▶ [OBJECTIVE]
Extract, exactly, the lines from the line containing "Reproduce this chart with matplotlib." to the line containing "edgecolor=TEAL, lw=3.8, zorder=2))", with both lines included and any pictures left out.

⁂

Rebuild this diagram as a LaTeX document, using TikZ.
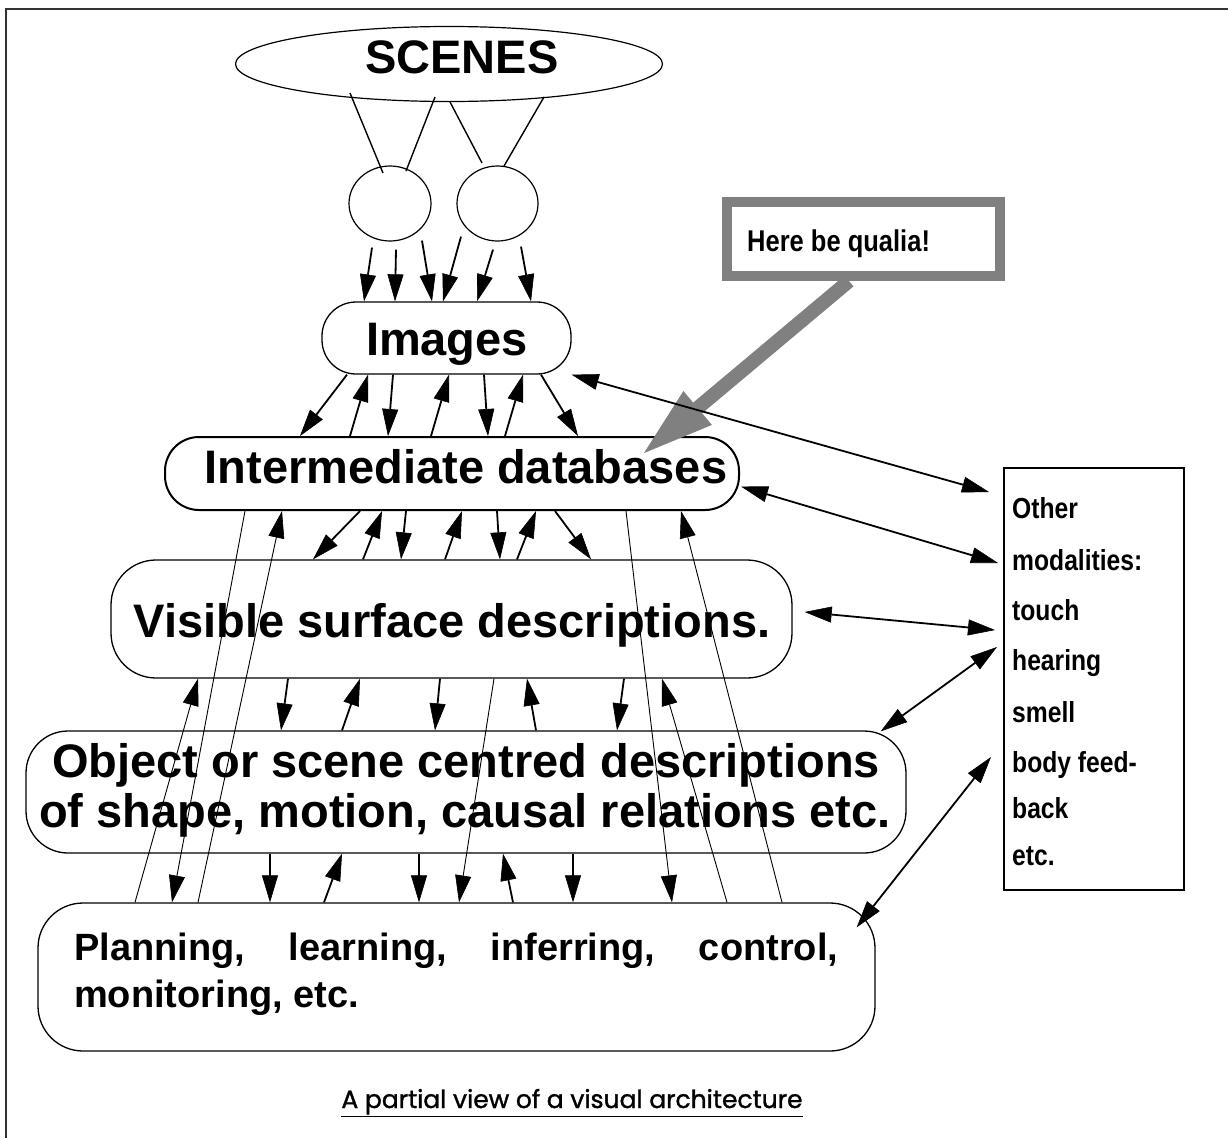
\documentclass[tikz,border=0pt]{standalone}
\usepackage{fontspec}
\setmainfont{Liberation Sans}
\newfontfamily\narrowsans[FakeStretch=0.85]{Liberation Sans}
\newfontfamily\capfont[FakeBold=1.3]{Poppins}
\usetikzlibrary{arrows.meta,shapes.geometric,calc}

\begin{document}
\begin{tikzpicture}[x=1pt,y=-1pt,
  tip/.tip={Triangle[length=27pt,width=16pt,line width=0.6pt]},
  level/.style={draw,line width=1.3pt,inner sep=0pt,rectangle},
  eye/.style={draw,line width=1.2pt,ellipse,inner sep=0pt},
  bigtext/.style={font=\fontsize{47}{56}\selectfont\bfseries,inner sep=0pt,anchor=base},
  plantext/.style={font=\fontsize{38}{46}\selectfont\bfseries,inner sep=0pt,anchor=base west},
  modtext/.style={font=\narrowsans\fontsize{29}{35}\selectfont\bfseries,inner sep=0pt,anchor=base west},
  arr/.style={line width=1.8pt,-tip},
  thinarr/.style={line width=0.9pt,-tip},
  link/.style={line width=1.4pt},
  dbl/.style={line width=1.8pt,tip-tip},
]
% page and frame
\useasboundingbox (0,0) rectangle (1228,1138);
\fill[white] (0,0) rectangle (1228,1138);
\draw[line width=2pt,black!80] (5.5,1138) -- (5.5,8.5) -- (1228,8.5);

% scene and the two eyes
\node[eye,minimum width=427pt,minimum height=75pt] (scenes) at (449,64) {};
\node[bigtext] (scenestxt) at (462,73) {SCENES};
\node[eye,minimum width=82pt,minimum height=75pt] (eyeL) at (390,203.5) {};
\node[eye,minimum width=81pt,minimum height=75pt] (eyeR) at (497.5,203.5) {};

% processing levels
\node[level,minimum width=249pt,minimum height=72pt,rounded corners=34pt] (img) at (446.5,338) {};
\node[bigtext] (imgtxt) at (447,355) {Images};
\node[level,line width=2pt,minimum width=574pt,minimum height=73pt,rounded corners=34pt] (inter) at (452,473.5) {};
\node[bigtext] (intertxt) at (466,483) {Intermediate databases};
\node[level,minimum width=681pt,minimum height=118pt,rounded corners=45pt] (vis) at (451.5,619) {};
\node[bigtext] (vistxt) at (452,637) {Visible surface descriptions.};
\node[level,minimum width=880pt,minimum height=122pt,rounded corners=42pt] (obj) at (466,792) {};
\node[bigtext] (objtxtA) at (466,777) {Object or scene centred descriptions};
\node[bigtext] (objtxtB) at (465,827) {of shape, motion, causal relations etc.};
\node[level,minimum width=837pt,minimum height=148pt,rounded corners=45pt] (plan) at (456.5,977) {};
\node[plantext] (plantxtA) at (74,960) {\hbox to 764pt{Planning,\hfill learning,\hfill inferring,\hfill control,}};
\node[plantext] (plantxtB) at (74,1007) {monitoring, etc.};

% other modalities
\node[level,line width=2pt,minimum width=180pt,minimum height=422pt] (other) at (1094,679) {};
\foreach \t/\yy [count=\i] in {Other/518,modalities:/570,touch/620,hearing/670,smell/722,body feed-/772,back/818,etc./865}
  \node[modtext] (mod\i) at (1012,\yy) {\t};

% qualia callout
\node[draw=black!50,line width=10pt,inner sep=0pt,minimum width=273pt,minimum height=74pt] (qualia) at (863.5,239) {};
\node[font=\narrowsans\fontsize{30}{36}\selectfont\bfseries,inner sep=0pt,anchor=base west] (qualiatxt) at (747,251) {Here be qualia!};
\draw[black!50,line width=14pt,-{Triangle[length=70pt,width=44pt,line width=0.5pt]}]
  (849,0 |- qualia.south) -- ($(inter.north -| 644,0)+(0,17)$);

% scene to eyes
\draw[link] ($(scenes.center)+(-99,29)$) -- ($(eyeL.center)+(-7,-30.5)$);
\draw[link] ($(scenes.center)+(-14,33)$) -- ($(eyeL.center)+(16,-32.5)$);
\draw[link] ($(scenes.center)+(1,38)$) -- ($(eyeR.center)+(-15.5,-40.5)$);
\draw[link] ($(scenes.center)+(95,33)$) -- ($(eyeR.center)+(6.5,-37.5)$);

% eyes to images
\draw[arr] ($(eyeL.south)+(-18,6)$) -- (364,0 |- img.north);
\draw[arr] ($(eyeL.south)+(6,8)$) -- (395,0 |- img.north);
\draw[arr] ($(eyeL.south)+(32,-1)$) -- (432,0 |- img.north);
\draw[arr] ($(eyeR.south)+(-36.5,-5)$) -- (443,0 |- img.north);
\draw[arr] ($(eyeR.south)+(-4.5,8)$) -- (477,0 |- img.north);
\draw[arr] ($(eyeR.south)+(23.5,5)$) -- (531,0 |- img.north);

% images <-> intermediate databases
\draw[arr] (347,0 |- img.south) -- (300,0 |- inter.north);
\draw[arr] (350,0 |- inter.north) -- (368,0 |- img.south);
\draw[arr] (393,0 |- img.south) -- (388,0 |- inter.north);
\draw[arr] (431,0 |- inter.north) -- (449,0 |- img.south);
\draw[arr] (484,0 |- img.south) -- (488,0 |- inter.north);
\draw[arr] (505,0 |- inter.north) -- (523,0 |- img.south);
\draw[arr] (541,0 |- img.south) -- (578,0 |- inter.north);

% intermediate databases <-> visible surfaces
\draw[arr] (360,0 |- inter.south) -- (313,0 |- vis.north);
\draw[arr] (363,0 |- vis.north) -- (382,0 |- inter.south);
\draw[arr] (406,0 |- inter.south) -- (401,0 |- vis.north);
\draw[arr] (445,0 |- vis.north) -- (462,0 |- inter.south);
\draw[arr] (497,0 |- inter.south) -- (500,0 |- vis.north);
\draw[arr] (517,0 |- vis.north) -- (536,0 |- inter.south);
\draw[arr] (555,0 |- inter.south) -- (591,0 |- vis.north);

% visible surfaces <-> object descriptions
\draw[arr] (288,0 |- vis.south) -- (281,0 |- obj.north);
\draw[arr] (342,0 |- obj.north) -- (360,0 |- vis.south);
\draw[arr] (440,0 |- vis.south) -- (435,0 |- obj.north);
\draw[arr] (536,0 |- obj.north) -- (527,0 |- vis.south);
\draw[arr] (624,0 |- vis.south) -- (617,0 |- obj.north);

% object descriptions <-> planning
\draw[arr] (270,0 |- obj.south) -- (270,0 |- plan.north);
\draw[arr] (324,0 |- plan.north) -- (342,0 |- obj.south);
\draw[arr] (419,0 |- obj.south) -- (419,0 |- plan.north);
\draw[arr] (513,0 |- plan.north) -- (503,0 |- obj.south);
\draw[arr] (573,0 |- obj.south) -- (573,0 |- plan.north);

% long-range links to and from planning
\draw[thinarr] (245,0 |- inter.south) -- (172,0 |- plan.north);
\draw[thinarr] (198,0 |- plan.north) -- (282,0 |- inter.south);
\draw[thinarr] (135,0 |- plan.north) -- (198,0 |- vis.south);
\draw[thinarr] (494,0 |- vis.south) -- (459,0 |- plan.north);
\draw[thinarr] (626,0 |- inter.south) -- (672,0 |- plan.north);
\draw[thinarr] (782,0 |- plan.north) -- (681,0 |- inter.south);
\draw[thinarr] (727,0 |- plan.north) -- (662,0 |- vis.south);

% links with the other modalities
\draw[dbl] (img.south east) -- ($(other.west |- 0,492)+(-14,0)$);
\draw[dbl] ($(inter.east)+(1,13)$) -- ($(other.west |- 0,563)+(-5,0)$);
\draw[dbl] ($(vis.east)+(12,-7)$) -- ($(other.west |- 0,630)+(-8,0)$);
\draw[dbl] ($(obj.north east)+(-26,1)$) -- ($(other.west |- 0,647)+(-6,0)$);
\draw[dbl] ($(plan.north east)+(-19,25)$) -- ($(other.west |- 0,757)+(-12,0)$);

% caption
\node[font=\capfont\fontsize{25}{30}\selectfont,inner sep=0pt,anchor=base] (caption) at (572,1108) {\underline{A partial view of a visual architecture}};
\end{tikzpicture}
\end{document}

⁂

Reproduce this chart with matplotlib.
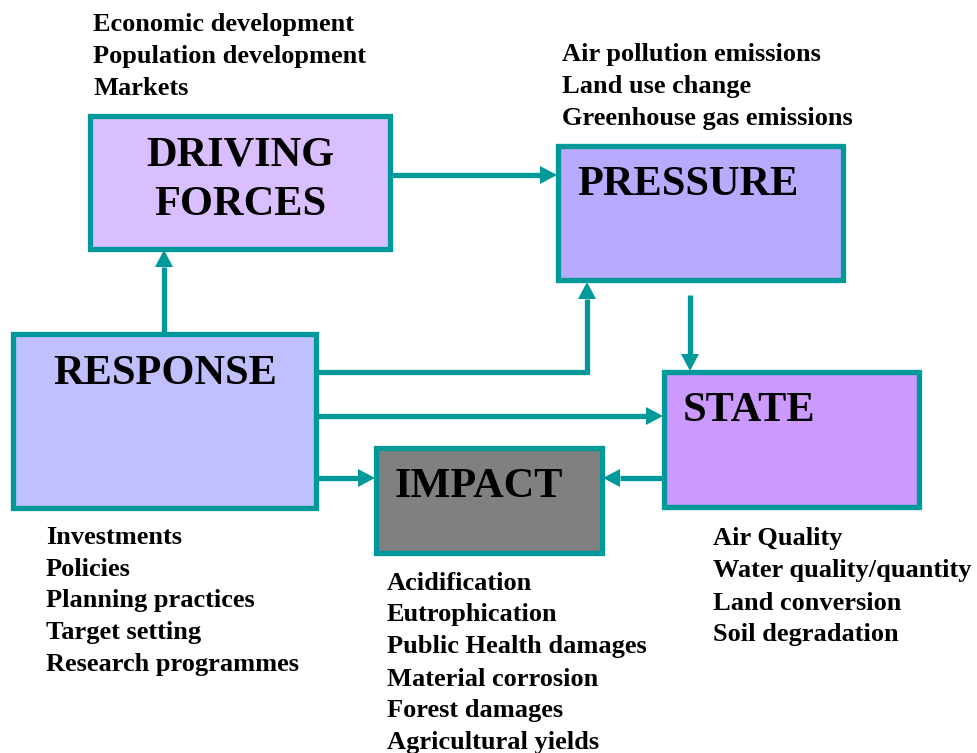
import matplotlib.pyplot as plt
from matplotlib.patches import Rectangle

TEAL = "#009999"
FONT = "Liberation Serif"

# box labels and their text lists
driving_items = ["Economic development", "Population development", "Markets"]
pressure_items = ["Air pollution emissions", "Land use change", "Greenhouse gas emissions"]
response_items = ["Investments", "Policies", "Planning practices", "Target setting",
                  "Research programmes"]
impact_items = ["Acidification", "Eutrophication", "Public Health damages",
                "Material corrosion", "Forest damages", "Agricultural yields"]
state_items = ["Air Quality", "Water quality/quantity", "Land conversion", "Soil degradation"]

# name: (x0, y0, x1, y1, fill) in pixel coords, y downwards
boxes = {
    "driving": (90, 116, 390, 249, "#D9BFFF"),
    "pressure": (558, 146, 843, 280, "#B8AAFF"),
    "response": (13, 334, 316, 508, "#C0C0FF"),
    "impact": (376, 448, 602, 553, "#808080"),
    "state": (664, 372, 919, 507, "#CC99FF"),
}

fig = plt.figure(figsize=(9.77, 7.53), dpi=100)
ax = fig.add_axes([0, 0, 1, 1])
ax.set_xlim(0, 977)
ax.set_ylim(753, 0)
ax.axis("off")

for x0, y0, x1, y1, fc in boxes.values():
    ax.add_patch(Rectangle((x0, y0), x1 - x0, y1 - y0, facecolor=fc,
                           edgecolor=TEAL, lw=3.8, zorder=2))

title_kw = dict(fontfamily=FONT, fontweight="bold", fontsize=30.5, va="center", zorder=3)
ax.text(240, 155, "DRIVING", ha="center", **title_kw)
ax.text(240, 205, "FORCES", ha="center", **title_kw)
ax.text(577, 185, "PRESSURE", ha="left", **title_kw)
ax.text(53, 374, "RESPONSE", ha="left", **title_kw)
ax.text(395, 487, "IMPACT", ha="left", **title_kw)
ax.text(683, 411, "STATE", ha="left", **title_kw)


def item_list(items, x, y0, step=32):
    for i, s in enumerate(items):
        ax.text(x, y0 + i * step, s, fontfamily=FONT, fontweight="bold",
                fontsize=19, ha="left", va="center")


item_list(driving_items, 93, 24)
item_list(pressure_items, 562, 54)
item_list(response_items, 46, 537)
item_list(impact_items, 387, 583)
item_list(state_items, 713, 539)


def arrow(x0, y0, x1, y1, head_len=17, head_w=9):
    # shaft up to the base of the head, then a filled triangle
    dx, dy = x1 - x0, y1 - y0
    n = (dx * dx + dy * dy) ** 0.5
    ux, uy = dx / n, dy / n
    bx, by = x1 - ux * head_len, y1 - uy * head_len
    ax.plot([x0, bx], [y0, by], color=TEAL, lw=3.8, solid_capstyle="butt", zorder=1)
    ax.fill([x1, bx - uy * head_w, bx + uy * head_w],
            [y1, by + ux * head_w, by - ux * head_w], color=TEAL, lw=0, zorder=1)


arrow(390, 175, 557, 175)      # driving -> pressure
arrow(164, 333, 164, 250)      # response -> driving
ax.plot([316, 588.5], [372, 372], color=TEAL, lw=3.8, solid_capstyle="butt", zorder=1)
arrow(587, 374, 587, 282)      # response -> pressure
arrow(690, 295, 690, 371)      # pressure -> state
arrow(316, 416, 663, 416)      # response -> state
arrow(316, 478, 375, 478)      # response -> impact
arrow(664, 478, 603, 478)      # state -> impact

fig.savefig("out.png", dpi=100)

⁂

▶ [FINAL RESULT]
Reproduce this chart with matplotlib.
import matplotlib.pyplot as plt
from matplotlib.patches import Rectangle

TEAL = "#009999"
FONT = "Liberation Serif"

# box labels and their text lists
driving_items = ["Economic development", "Population development", "Markets"]
pressure_items = ["Air pollution emissions", "Land use change", "Greenhouse gas emissions"]
response_items = ["Investments", "Policies", "Planning practices", "Target setting",
                  "Research programmes"]
impact_items = ["Acidification", "Eutrophication", "Public Health damages",
                "Material corrosion", "Forest damages", "Agricultural yields"]
state_items = ["Air Quality", "Water quality/quantity", "Land conversion", "Soil degradation"]

# name: (x0, y0, x1, y1, fill) in pixel coords, y downwards
boxes = {
    "driving": (90, 116, 390, 249, "#D9BFFF"),
    "pressure": (558, 146, 843, 280, "#B8AAFF"),
    "response": (13, 334, 316, 508, "#C0C0FF"),
    "impact": (376, 448, 602, 553, "#808080"),
    "state": (664, 372, 919, 507, "#CC99FF"),
}

fig = plt.figure(figsize=(9.77, 7.53), dpi=100)
ax = fig.add_axes([0, 0, 1, 1])
ax.set_xlim(0, 977)
ax.set_ylim(753, 0)
ax.axis("off")

for x0, y0, x1, y1, fc in boxes.values():
    ax.add_patch(Rectangle((x0, y0), x1 - x0, y1 - y0, facecolor=fc,
                           edgecolor=TEAL, lw=3.8, zorder=2))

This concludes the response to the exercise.